How to have sex, la prima volta di Molly
Il bagno a mezzanotte, le siga, porzioni extralarge di patatine, lo smartphone sempre in mano, le risate, le docce ed eventualmente le lacrime: mentre la musica batte in testa nelle notti al neon virate al blu e i corpi si sfiorano, là sulla pelle liscia e acerba del mondo, dove la gioventù suda e il desiderio urla.
C'è una sincerità che non accetta compromessi, che non scende a patti, nell'opera prima, liquida e non rassicurante, della trentenne londinese Molly Manning Walker che tratta con maturità il tema della prima volta e quello, ancora più scomodo, del consenso. Lo fa con un film fisico e plastico (alla Korine), che ti schiaffa in faccia, tra uno shottino e l'altro, la complessità incosciente dei sedici anni, nell'after hour senza sosta di chi cerca di diventare grande.

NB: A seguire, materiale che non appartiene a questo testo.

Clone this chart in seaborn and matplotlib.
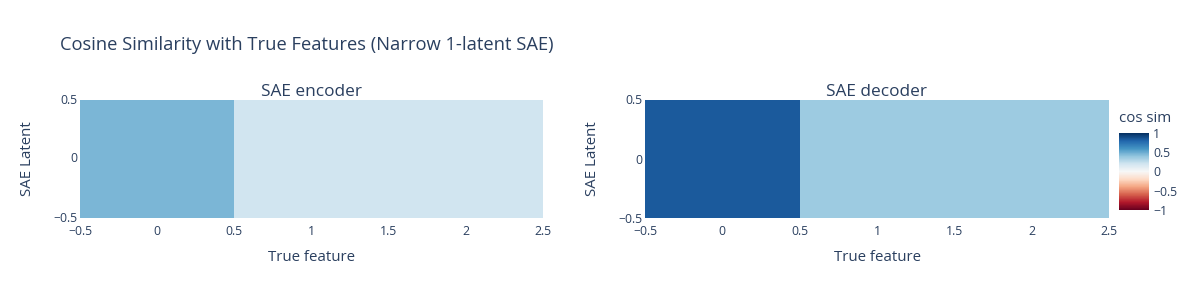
import numpy as np
import pandas as pd
import matplotlib
matplotlib.use("Agg")
import matplotlib.pyplot as plt
import seaborn as sns

# Data
true_features = [0, 1, 2]
sae_latents = [0]
encoder_cos = [[0.46, 0.20, 0.20]]
decoder_cos = [[0.84, 0.36, 0.365]]
x_tick_labels = ["\u22120.5", "0", "0.5", "1", "1.5", "2", "2.5"]
y_tick_labels = ["0.5", "0", "\u22120.5"]
cbar_ticks = [-1, -0.5, 0, 0.5, 1]
cbar_tick_labels = ["\u22121", "\u22120.5", "0", "0.5", "1"]

sns.set_style("white")
plt.rcParams["font.family"] = ["Open Sans", "DejaVu Sans"]
TXT = "#2a3f5f"

W, H = 1200, 300
fig = plt.figure(figsize=(W / 100, H / 100), dpi=100)

def fx(px):
    return px / W

def fy(py):
    return 1 - py / H

ax1 = fig.add_axes([fx(80), fy(218), fx(543 - 80), (218 - 100) / H])
ax2 = fig.add_axes([fx(645), fy(218), fx(1109 - 645), (218 - 100) / H])
cax = fig.add_axes([fx(1119), fy(210), fx(30), (210 - 133) / H])

panels = [(ax1, encoder_cos, "SAE encoder"), (ax2, decoder_cos, "SAE decoder")]
for i, (ax, vals, title) in enumerate(panels):
    df = pd.DataFrame(vals, index=sae_latents, columns=true_features)
    sns.heatmap(df, ax=ax, cmap="RdBu", vmin=-1, vmax=1, cbar=(i == 1),
                cbar_ax=cax if i == 1 else None, linewidths=0)
    ax.set_xticks(np.arange(0, 3.01, 0.5))
    ax.set_xticklabels(x_tick_labels, rotation=0, fontsize=8.8, color=TXT)
    ax.set_yticks([0, 0.5, 1])
    ax.set_yticklabels(y_tick_labels, rotation=0, fontsize=8.8, color=TXT)
    ax.tick_params(axis="x", length=0, pad=5)
    ax.tick_params(axis="y", length=0, pad=2)
    ax.set_xlabel("True feature", fontsize=10.8, color=TXT, labelpad=9)
    ax.set_ylabel("SAE Latent", fontsize=10.8, color=TXT, labelpad=13)
    ax.set_title(title, fontsize=12.4, color=TXT, pad=3)
    for s in ax.spines.values():
        s.set_visible(False)

cb = ax2.collections[0].colorbar
cb.set_ticks(cbar_ticks)
cb.set_ticklabels(cbar_tick_labels)
cax.tick_params(labelsize=8.8, labelcolor=TXT, length=0, pad=3)
cb.outline.set_visible(False)
fig.text(fx(1119), fy(118), "cos sim", fontsize=10.8, color=TXT, ha="left", va="center")

fig.text(fx(60), fy(45), "Cosine Similarity with True Features (Narrow 1-latent SAE)",
         fontsize=13.2, color=TXT, ha="left", va="center")

fig.savefig("out.png", dpi=100, facecolor="white")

Montato molto bene, senza tregua, con la camera a mano che diventa la quarta amica - quella immaginaria ma anche la più onesta - delle tre protagoniste, sbarcate in Grecia per le vacanze, «How to have sex» (vincitore a Cannes di «Un certain regard») accarezza, con solidale sensibilità femminile, imbarazzi, voglie, segreti, delusioni, trovando facce, tatuaggi e interpreti giuste: senza usare creme protettive nell'abbandonarsi a un sole che, oltre a brillare, inevitabilmente, scotta. Quando non brucia.